EXERCISE: Search the data for the word "this" and copy every line where it occurs.

MATERIAL PROVIDED:
......

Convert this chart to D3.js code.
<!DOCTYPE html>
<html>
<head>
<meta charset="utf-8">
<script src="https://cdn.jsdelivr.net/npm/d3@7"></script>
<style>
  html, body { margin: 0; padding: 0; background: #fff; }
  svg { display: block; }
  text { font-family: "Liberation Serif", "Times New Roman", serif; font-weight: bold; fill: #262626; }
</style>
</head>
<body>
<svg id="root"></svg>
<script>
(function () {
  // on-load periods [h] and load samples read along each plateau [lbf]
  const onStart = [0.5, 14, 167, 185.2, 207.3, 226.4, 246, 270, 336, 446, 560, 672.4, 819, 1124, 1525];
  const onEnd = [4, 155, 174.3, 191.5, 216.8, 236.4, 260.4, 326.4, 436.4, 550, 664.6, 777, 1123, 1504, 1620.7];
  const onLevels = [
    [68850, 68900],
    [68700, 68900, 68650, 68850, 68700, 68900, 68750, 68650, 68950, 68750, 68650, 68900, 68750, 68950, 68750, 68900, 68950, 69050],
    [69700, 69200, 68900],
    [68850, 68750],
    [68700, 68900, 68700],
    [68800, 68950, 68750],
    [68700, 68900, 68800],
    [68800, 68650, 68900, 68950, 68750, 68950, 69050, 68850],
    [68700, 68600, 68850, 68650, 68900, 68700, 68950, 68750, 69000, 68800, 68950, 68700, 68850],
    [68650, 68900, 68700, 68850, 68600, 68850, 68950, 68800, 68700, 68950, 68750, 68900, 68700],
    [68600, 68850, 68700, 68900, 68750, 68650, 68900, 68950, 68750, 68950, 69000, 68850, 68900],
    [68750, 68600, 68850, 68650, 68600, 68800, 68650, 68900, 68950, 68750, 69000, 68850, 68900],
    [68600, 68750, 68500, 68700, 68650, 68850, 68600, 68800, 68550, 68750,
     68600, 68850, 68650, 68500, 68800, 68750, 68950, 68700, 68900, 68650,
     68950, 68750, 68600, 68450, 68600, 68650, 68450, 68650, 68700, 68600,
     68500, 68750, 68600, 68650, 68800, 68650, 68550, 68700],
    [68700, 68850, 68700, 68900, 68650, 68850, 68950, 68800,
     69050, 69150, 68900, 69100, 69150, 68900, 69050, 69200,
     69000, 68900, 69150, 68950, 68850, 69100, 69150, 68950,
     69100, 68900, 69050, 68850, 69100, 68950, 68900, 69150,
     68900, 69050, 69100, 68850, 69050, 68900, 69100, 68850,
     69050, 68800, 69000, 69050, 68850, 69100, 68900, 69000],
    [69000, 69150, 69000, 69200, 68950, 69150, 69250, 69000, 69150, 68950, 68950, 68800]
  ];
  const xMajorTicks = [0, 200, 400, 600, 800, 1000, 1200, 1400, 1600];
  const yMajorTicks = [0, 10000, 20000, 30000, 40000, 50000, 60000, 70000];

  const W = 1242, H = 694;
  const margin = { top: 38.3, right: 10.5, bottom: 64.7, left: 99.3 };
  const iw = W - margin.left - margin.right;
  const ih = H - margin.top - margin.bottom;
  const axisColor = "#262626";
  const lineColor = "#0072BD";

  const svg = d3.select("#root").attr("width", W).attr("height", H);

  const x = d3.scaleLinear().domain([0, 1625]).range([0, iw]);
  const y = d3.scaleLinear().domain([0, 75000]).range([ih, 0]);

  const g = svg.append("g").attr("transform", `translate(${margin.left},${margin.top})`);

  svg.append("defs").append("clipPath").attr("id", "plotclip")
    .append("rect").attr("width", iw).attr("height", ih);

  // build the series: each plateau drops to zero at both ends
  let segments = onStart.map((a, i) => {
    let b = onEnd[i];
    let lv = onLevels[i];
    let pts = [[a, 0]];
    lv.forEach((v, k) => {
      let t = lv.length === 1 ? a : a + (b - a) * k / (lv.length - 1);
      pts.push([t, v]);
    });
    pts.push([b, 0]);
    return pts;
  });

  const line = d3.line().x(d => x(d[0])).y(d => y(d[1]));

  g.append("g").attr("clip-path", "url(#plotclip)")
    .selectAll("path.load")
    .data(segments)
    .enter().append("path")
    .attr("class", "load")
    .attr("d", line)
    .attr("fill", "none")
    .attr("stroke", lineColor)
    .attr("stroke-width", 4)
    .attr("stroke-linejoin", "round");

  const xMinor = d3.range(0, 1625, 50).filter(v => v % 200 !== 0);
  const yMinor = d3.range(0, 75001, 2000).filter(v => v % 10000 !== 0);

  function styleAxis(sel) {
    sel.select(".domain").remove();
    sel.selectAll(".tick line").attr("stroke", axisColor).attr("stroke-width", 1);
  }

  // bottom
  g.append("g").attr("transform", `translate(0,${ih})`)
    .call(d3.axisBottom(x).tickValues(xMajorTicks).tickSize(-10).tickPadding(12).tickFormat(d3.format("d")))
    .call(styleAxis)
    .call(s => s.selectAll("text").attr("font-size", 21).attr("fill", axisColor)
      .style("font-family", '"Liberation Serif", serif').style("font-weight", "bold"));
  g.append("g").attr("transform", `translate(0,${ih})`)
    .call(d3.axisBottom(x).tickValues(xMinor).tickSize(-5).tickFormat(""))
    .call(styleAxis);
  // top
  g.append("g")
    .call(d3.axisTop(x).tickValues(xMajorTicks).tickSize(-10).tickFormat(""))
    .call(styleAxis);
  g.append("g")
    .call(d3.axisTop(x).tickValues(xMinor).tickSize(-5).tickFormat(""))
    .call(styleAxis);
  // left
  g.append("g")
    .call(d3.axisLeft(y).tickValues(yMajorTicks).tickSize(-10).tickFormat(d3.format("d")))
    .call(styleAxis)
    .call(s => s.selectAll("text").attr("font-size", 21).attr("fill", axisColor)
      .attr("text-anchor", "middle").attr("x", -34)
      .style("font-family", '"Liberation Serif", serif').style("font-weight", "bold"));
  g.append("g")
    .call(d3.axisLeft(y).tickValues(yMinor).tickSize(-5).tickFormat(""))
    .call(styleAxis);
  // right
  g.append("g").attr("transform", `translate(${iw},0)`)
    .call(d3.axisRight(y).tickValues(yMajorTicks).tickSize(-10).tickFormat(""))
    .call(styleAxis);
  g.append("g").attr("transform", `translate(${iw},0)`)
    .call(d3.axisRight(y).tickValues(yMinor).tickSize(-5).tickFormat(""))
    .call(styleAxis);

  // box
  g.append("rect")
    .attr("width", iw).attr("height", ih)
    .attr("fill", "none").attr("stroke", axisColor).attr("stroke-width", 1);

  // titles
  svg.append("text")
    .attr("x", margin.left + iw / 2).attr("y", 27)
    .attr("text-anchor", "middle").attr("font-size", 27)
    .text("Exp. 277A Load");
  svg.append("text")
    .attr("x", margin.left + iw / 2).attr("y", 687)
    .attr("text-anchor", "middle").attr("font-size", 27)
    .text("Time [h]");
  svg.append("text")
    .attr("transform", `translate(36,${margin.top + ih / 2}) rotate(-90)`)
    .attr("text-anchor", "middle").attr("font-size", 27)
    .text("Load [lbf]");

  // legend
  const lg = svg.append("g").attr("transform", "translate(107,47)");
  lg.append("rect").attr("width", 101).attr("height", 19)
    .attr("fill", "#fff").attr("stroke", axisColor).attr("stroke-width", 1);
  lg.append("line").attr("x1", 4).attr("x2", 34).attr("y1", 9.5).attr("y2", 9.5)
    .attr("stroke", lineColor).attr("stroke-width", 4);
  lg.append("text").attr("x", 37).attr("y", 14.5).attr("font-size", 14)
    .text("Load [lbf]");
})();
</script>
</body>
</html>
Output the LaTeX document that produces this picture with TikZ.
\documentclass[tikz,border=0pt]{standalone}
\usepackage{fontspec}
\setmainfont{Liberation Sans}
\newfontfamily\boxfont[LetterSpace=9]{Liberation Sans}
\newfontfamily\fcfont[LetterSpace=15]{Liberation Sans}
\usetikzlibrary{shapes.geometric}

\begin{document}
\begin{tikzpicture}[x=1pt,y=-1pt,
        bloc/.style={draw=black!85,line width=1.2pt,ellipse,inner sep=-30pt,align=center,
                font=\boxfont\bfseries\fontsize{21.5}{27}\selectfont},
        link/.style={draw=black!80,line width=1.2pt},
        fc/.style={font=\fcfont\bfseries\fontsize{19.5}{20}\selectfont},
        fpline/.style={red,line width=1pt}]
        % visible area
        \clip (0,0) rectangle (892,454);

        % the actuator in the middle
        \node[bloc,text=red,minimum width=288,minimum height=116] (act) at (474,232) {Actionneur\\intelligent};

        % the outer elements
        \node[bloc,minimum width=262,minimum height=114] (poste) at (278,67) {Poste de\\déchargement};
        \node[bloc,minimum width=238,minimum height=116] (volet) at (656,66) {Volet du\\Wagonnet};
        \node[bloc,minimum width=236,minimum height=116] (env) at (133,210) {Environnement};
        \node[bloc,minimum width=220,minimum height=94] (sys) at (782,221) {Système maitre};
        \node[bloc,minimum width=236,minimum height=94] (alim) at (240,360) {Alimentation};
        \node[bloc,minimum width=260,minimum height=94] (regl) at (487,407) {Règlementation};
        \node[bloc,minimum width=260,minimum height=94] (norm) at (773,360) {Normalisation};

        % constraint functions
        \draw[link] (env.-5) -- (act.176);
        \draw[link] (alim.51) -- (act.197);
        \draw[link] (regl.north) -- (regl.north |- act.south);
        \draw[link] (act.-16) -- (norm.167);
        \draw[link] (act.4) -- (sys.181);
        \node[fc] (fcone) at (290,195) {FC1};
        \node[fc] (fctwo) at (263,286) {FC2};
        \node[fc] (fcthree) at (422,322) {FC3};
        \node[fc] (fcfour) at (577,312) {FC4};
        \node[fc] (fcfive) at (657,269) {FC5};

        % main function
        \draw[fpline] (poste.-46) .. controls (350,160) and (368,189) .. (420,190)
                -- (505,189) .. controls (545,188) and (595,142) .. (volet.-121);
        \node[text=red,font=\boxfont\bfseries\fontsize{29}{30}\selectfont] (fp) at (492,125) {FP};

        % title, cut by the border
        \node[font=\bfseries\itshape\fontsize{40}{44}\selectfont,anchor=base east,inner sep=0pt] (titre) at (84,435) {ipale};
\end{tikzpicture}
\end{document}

......

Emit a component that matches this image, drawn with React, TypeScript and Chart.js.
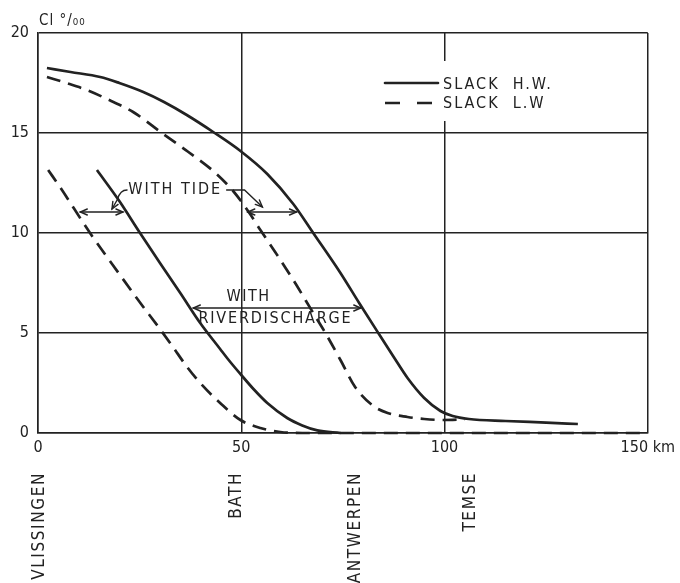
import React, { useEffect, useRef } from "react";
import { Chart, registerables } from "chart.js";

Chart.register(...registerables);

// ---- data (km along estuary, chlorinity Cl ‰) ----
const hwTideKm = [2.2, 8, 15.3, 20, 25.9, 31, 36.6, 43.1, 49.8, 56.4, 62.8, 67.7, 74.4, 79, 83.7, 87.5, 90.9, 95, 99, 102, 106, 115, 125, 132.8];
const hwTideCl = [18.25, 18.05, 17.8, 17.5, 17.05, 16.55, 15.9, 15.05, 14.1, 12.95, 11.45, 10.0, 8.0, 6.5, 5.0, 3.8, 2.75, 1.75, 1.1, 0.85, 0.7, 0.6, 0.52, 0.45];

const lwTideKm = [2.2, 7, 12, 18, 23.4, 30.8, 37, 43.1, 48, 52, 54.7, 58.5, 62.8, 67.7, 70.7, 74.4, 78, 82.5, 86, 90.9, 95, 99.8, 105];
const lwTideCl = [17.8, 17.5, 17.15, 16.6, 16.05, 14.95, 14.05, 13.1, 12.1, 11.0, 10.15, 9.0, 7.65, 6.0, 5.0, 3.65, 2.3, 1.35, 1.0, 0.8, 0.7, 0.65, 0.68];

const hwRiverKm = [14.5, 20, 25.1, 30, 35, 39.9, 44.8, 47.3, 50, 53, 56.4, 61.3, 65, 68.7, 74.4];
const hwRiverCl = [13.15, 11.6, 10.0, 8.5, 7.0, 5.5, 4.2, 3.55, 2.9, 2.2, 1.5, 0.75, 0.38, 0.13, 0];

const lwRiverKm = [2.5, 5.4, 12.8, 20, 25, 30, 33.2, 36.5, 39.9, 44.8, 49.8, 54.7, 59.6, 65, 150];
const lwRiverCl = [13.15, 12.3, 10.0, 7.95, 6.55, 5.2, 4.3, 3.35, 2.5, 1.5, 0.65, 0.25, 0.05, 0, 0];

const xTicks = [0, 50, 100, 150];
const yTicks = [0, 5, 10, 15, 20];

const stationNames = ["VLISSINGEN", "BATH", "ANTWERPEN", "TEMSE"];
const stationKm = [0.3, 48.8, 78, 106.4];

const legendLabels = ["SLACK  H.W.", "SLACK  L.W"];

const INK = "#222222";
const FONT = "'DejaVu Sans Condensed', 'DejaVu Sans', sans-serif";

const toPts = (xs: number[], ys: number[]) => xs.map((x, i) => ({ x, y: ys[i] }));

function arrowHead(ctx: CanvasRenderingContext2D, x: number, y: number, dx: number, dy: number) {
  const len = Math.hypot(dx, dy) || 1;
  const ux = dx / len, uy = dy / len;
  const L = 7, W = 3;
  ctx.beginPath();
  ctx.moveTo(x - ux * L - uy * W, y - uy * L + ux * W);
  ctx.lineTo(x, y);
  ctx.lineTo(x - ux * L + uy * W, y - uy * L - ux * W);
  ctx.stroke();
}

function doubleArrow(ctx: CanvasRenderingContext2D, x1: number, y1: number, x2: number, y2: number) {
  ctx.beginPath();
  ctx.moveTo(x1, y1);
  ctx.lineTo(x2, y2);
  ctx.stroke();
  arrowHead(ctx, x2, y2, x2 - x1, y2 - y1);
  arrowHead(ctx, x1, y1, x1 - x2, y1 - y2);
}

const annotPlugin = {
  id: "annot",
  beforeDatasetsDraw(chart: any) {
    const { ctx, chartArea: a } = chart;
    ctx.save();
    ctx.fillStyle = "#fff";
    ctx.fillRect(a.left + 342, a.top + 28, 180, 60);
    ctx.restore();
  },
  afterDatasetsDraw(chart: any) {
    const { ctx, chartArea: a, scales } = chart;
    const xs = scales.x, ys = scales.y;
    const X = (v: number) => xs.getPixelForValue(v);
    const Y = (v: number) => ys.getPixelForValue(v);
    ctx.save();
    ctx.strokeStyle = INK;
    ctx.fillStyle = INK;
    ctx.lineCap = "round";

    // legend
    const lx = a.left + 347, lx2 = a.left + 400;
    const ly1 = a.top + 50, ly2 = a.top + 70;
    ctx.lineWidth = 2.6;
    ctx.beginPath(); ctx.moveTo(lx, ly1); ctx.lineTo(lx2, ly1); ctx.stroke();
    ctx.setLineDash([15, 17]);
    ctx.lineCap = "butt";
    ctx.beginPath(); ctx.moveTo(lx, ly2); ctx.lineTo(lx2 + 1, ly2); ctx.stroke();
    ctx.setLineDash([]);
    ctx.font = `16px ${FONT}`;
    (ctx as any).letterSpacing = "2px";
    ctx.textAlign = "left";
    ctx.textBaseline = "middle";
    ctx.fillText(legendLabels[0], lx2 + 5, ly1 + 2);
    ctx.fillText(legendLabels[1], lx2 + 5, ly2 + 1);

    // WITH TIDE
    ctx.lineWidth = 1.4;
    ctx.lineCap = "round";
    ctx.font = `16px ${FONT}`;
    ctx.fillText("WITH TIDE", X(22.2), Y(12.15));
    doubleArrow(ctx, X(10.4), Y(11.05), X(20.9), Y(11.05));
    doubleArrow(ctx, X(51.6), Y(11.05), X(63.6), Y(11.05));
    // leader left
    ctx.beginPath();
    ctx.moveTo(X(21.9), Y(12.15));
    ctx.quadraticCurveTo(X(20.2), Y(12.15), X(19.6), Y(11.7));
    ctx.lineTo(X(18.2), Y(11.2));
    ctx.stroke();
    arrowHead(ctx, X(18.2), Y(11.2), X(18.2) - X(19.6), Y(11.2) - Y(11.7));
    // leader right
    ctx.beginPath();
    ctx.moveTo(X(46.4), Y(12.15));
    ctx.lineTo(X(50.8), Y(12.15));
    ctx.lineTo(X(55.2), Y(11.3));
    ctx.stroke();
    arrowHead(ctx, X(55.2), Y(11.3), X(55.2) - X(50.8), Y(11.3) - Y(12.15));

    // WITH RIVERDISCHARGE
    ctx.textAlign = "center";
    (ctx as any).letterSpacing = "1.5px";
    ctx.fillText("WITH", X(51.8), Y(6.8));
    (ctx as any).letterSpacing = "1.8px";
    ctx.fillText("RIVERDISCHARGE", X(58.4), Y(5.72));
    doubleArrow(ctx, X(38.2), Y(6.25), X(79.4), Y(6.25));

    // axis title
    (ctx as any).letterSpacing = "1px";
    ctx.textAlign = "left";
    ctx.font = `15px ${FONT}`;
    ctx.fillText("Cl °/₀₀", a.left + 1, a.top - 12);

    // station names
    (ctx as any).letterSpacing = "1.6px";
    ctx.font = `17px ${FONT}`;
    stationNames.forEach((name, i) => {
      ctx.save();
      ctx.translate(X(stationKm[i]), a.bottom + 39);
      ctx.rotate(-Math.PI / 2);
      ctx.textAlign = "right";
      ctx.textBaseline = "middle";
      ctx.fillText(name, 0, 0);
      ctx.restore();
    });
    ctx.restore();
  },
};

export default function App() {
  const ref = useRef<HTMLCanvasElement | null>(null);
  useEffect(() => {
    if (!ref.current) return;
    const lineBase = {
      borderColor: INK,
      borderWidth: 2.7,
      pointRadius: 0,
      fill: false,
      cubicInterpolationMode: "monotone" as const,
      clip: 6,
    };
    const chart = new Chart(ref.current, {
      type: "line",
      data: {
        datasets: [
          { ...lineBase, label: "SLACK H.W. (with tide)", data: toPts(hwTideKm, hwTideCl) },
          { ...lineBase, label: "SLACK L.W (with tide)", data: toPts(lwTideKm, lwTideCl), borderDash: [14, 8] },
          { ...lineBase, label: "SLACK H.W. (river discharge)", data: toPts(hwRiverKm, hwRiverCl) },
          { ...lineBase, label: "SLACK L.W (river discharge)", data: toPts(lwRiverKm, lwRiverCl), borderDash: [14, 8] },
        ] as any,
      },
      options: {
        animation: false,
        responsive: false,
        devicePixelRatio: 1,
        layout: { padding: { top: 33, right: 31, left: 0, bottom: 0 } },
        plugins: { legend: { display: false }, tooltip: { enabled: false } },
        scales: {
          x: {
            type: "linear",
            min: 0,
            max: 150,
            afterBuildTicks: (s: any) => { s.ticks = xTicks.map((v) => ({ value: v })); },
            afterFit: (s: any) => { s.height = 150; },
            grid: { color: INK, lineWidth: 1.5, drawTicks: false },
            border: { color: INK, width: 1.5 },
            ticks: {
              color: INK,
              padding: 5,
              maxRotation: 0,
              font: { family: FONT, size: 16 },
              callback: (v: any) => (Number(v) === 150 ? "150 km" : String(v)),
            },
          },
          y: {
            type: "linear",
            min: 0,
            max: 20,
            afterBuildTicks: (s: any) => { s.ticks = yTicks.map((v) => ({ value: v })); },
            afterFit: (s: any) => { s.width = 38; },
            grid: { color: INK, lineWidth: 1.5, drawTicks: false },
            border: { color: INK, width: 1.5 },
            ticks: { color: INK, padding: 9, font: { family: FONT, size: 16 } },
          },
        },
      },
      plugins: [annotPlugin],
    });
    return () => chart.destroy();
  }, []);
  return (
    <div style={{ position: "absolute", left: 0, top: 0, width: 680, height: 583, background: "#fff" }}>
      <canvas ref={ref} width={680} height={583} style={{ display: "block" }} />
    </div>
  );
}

......

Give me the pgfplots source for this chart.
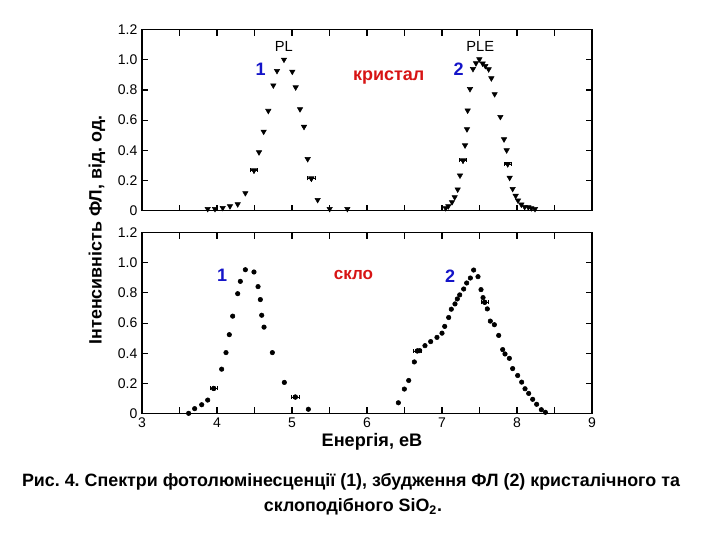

......

SOLUTION TO THE EXERCISE:
Convert this chart to D3.js code.
Output the LaTeX document that produces this picture with TikZ.
Emit a component that matches this image, drawn with React, TypeScript and Chart.js.
Give me the pgfplots source for this chart.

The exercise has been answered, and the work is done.